Requirements ->
Exclude the pictures and reproduce the remaining data exactly as written.

**** Supplied information

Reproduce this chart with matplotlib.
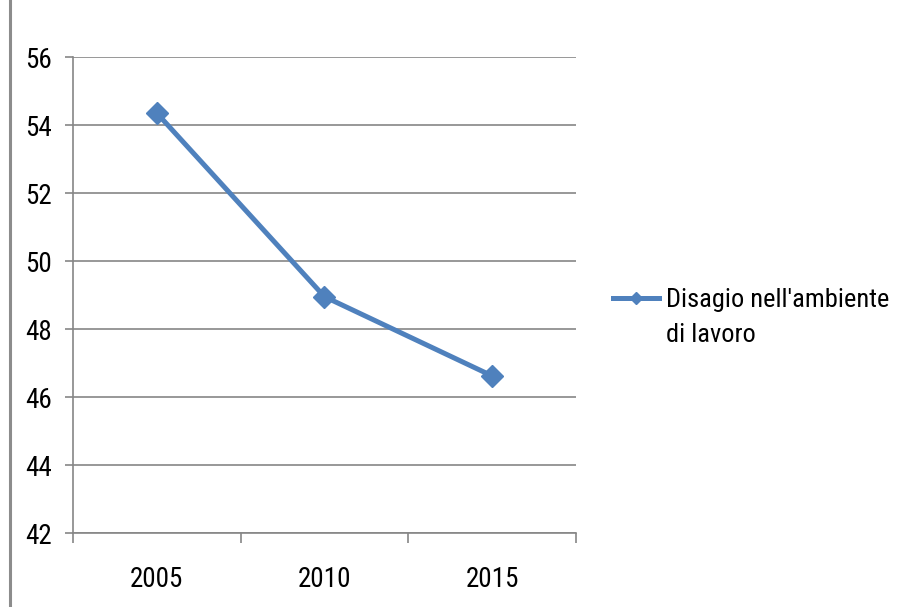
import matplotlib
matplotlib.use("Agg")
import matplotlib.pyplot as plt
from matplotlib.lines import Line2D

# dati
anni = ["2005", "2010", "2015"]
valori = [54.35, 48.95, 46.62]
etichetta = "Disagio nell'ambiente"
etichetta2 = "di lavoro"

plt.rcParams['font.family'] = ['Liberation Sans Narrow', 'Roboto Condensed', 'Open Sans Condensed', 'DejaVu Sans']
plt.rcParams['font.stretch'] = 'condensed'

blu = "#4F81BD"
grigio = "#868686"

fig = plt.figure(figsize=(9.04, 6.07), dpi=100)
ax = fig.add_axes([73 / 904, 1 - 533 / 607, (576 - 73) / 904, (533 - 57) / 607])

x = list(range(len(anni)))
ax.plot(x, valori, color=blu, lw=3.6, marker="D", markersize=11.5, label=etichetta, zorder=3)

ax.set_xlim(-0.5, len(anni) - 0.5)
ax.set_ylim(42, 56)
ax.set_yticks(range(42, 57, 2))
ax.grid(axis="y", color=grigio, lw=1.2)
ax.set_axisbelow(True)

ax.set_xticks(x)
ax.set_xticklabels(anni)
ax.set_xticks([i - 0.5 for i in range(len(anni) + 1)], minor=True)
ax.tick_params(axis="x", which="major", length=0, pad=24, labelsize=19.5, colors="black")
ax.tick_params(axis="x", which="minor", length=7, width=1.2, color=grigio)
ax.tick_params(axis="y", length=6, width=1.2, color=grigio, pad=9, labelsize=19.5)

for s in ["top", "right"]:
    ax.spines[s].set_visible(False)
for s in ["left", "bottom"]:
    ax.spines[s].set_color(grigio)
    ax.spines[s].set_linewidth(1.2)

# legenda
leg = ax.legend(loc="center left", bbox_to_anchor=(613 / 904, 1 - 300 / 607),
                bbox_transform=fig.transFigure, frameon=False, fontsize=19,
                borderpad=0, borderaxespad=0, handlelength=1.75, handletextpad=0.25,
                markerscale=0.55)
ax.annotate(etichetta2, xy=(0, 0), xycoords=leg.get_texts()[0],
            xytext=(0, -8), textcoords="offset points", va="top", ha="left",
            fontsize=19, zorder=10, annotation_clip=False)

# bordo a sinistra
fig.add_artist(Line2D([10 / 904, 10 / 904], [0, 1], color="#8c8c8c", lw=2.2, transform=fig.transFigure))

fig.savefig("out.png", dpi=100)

********

Answer ->
Reproduce this chart with matplotlib.
import matplotlib
matplotlib.use("Agg")
import matplotlib.pyplot as plt
from matplotlib.lines import Line2D

# dati
anni = ["2005", "2010", "2015"]
valori = [54.35, 48.95, 46.62]
etichetta = "Disagio nell'ambiente"
etichetta2 = "di lavoro"

plt.rcParams['font.family'] = ['Liberation Sans Narrow', 'Roboto Condensed', 'Open Sans Condensed', 'DejaVu Sans']
plt.rcParams['font.stretch'] = 'condensed'

blu = "#4F81BD"
grigio = "#868686"

fig = plt.figure(figsize=(9.04, 6.07), dpi=100)
ax = fig.add_axes([73 / 904, 1 - 533 / 607, (576 - 73) / 904, (533 - 57) / 607])

x = list(range(len(anni)))
ax.plot(x, valori, color=blu, lw=3.6, marker="D", markersize=11.5, label=etichetta, zorder=3)

ax.set_xlim(-0.5, len(anni) - 0.5)
ax.set_ylim(42, 56)
ax.set_yticks(range(42, 57, 2))
ax.grid(axis="y", color=grigio, lw=1.2)
ax.set_axisbelow(True)

ax.set_xticks(x)
ax.set_xticklabels(anni)
ax.set_xticks([i - 0.5 for i in range(len(anni) + 1)], minor=True)
ax.tick_params(axis="x", which="major", length=0, pad=24, labelsize=19.5, colors="black")
ax.tick_params(axis="x", which="minor", length=7, width=1.2, color=grigio)
ax.tick_params(axis="y", length=6, width=1.2, color=grigio, pad=9, labelsize=19.5)

for s in ["top", "right"]:
    ax.spines[s].set_visible(False)
for s in ["left", "bottom"]:
    ax.spines[s].set_color(grigio)
    ax.spines[s].set_linewidth(1.2)

# legenda
leg = ax.legend(loc="center left", bbox_to_anchor=(613 / 904, 1 - 300 / 607),
                bbox_transform=fig.transFigure, frameon=False, fontsize=19,
                borderpad=0, borderaxespad=0, handlelength=1.75, handletextpad=0.25,
                markerscale=0.55)
ax.annotate(etichetta2, xy=(0, 0), xycoords=leg.get_texts()[0],
            xytext=(0, -8), textcoords="offset points", va="top", ha="left",
            fontsize=19, zorder=10, annotation_clip=False)

# bordo a sinistra
fig.add_artist(Line2D([10 / 904, 10 / 904], [0, 1], color="#8c8c8c", lw=2.2, transform=fig.transFigure))

fig.savefig("out.png", dpi=100)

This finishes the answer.